As the General Elections are few months away, the Central Government has begun crunching the numbers in preparation for a comprehensive programme to help farmers tide over challenges posed by a dip in prices and dwindling incomes.

Updated on: 2 January, 2019 2:28 PM IST By: Tooba Maher

As the General Elections are few months away, the Central Government has begun crunching the numbers in preparation for a comprehensive programme to help farmers tide over challenges posed by a dip in prices and dwindling incomes.  

Now the government is keen on a more substantive intervention than a loan waiver at the central level to alleviate agrarian distress besides stepping up investments in the sector, having concluded that writing off debt doesn’t help address underlying problems.  

The government is also considering further changes in the minimum support price (MSP) regime to make it more effective and also a direct income transfer to make up for low income from farms.  

According to a government official, “The second option (direct income transfer) entails large numbers and it also needs to be seen how the benefits can be targeted to reach poor farmers who need the support.” 

The Centre announced a tweaked MSP programme in September 2018 but a more liberal scheme under which a farmer can get the difference between prevailing market rates and the support price is also being looked at.  

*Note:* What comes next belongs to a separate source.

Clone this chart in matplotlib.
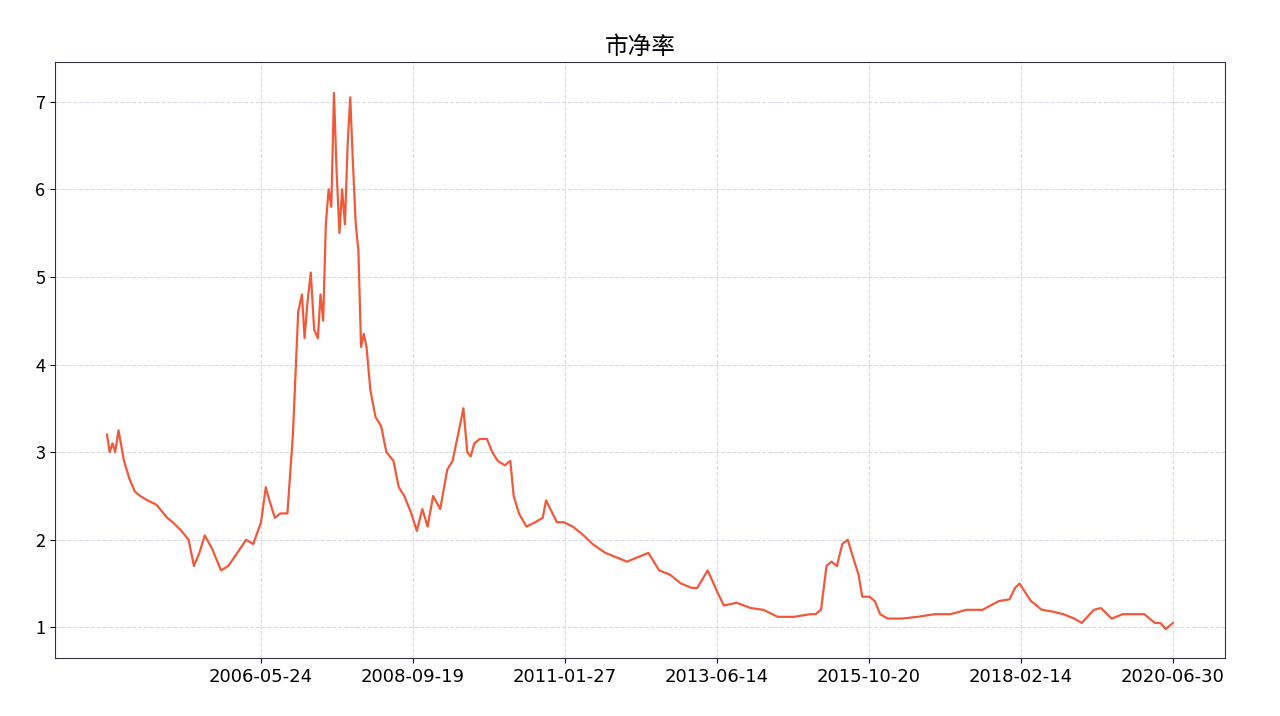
import matplotlib
matplotlib.use("Agg")
import matplotlib.pyplot as plt
import matplotlib.dates as mdates
import numpy as np
import pandas as pd

plt.rcParams['font.family'] = ['Noto Sans CJK SC', 'DejaVu Sans']

dates = ["2004-01-05","2004-01-20","2004-02-05","2004-02-20","2004-03-10","2004-04-10","2004-05-10","2004-06-10",
         "2004-07-10","2004-08-20","2004-10-10","2004-12-10","2005-01-10","2005-03-01","2005-04-10","2005-05-10",
         "2005-06-10","2005-07-10","2005-08-20","2005-10-10","2005-11-20","2006-01-10","2006-03-01","2006-04-10",
         "2006-05-24","2006-06-20","2006-07-10","2006-08-10","2006-09-10","2006-10-20","2006-11-20","2006-12-20",
         "2007-01-10","2007-01-25","2007-02-10","2007-03-01","2007-03-20","2007-04-10","2007-04-25","2007-05-10",
         "2007-05-25","2007-06-10","2007-06-25","2007-07-10","2007-07-25","2007-08-10","2007-08-25","2007-09-10",
         "2007-09-25","2007-10-10","2007-10-25","2007-11-10","2007-11-25","2007-12-10","2007-12-25","2008-01-10",
         "2008-02-01","2008-03-01","2008-04-01","2008-05-01","2008-06-10","2008-07-10","2008-08-10","2008-09-19",
         "2008-10-20","2008-11-20","2008-12-20","2009-01-20","2009-03-01","2009-04-10","2009-05-10","2009-06-10",
         "2009-07-10","2009-08-01","2009-08-20","2009-09-10","2009-10-10","2009-11-20","2009-12-20","2010-01-20",
         "2010-03-01","2010-04-01","2010-04-20","2010-05-20","2010-07-01","2010-08-20","2010-10-01","2010-10-20",
         "2010-12-20","2011-01-27","2011-03-20","2011-05-20","2011-07-10","2011-09-20","2011-11-20","2012-01-20",
         "2012-03-20","2012-05-20","2012-07-20","2012-09-20","2012-11-20","2013-01-20","2013-02-20","2013-04-20",
         "2013-06-14","2013-07-20","2013-10-01","2013-12-20","2014-03-01","2014-05-20","2014-08-20","2014-11-20",
         "2014-12-20","2015-01-20","2015-02-20","2015-03-20","2015-04-20","2015-05-20","2015-06-20","2015-07-20",
         "2015-08-20","2015-09-10","2015-10-20","2015-11-20","2015-12-20","2016-02-01","2016-04-20","2016-07-20",
         "2016-10-20","2017-01-20","2017-04-20","2017-07-20","2017-10-20","2017-12-20","2018-01-20","2018-02-14",
         "2018-04-20","2018-06-20","2018-08-20","2018-10-20","2018-12-20","2019-02-01","2019-04-10","2019-05-20",
         "2019-07-20","2019-09-20","2019-11-20","2020-01-20","2020-03-20","2020-04-20","2020-05-20","2020-06-30"]
pb = [3.2,3.0,3.1,3.0,3.25,2.9,2.7,2.55,
      2.5,2.45,2.4,2.25,2.2,2.1,2.0,1.7,
      1.85,2.05,1.9,1.65,1.7,1.85,2.0,1.95,
      2.2,2.6,2.45,2.25,2.3,2.3,3.2,4.6,
      4.8,4.3,4.7,5.05,4.4,4.3,4.8,4.5,
      5.6,6.0,5.8,7.1,6.2,5.5,6.0,5.6,
      6.5,7.05,6.3,5.6,5.3,4.2,4.35,4.2,
      3.7,3.4,3.3,3.0,2.9,2.6,2.5,2.3,
      2.1,2.35,2.15,2.5,2.35,2.8,2.9,3.2,
      3.5,3.0,2.95,3.1,3.15,3.15,3.0,2.9,
      2.85,2.9,2.5,2.3,2.15,2.2,2.25,2.45,
      2.2,2.2,2.15,2.05,1.95,1.85,1.8,1.75,
      1.8,1.85,1.65,1.6,1.5,1.45,1.45,1.65,
      1.4,1.25,1.28,1.22,1.2,1.12,1.12,1.15,
      1.15,1.2,1.7,1.75,1.7,1.95,2.0,1.8,
      1.6,1.35,1.35,1.3,1.15,1.1,1.1,1.12,
      1.15,1.15,1.2,1.2,1.3,1.32,1.45,1.5,
      1.3,1.2,1.18,1.15,1.1,1.05,1.2,1.22,
      1.1,1.15,1.15,1.15,1.05,1.05,0.98,1.05]
tick_labels = ["2006-05-24","2008-09-19","2011-01-27","2013-06-14","2015-10-20","2018-02-14","2020-06-30"]

x = mdates.date2num(pd.to_datetime(dates))
t1 = mdates.date2num(pd.Timestamp(tick_labels[0]))
t7 = mdates.date2num(pd.Timestamp(tick_labels[-1]))
ticks = np.linspace(t1, t7, len(tick_labels))
ppd = 912 / (t7 - t1)

fig = plt.figure(figsize=(12.8, 7.16), dpi=100)
ax = fig.add_axes([0.043, 0.081, 0.914, 0.832])
ax.plot(x, pb, color='#f05a3a', lw=1.6)
ax.set_xticks(ticks)
ax.set_xticklabels(tick_labels, fontsize=13, family=['DejaVu Sans'])
ax.set_xlim(t1 - 206 / ppd, t7 + 52 / ppd)
ax.set_ylim(0.65, 7.45)
ax.set_yticks([1, 2, 3, 4, 5, 6, 7])
ax.tick_params(axis='y', labelsize=13)
ax.grid(True, ls='--', color='#d8dce6', lw=0.8)
for s in ax.spines.values():
    s.set_color('#333344')
ax.set_title("市净率", fontsize=17, pad=6)
fig.savefig("out.png")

Policymakers are more inclined towards a targeted scheme that can immediately provide some relief to farmers and this would also spur the investment cycle in the farm economy.  

According to some people in the government, an income transfer scheme for poor farmers based on the Socio Economic and Caste Census (SECC) that has already mapped household deprivation can be the best answer. 

It can also be politically more acceptable after the ruling BJP recently lost assembly elections in three north Indian states to Congress. That was followed by farm loan waivers announced by Congress-ruled and other states.  

Fiscal Deficit:  

A central scheme focusing on income transfer may put pressure on the government’s finances, forcing it to change the fiscal glide path to meet funding requirements.  

The fiscal deficit is projected at 3.3% of GDP this year and the medium-term goal is to reach 3% by FY21. The Centre is now looking at all possible scenarios, like sharing costs of such a programme with the states.  

In a note last month, SBI Research had suggested payments of Rs 12,000 per family per year in two a for 216 million small and marginal farmers. The total outgo was seen at Rs 50,000 crore, which is almost equal to the amount the government spends on the rural employment guarantee scheme.  

State Schemes: 

The income transfer scheme could be on the lines of Telangana’s Rythu Bandhu scheme, which offers 4,000 per acre to all land-owning farmers.  

Jharkhand and Odisha have followed in its footsteps even as debate rages on the best form of assistance for farmers. Odisha has launched the Kalia scheme that will provide 10,000 to about 3 million small and marginal farmers for the rabi and Kharif crops.  Jharkhand has announced a 5,000-per-acre payment to 2.3 m medium and marginal farmers from the next financial year. 

West Bengal has announced two new schemes for farmers and farm labourers in the state. It entails a payment of 5,000 per acre every year in two installments besides 2 lakh to the kin of farmers who die due to any reason, like suicide.  

PM Narendra Modi described the loan waivers by Congress state governments as “political stunts”. PM said in an interview that most farmers don’t benefit from them as only a few take loans from banks and most borrow from money lenders.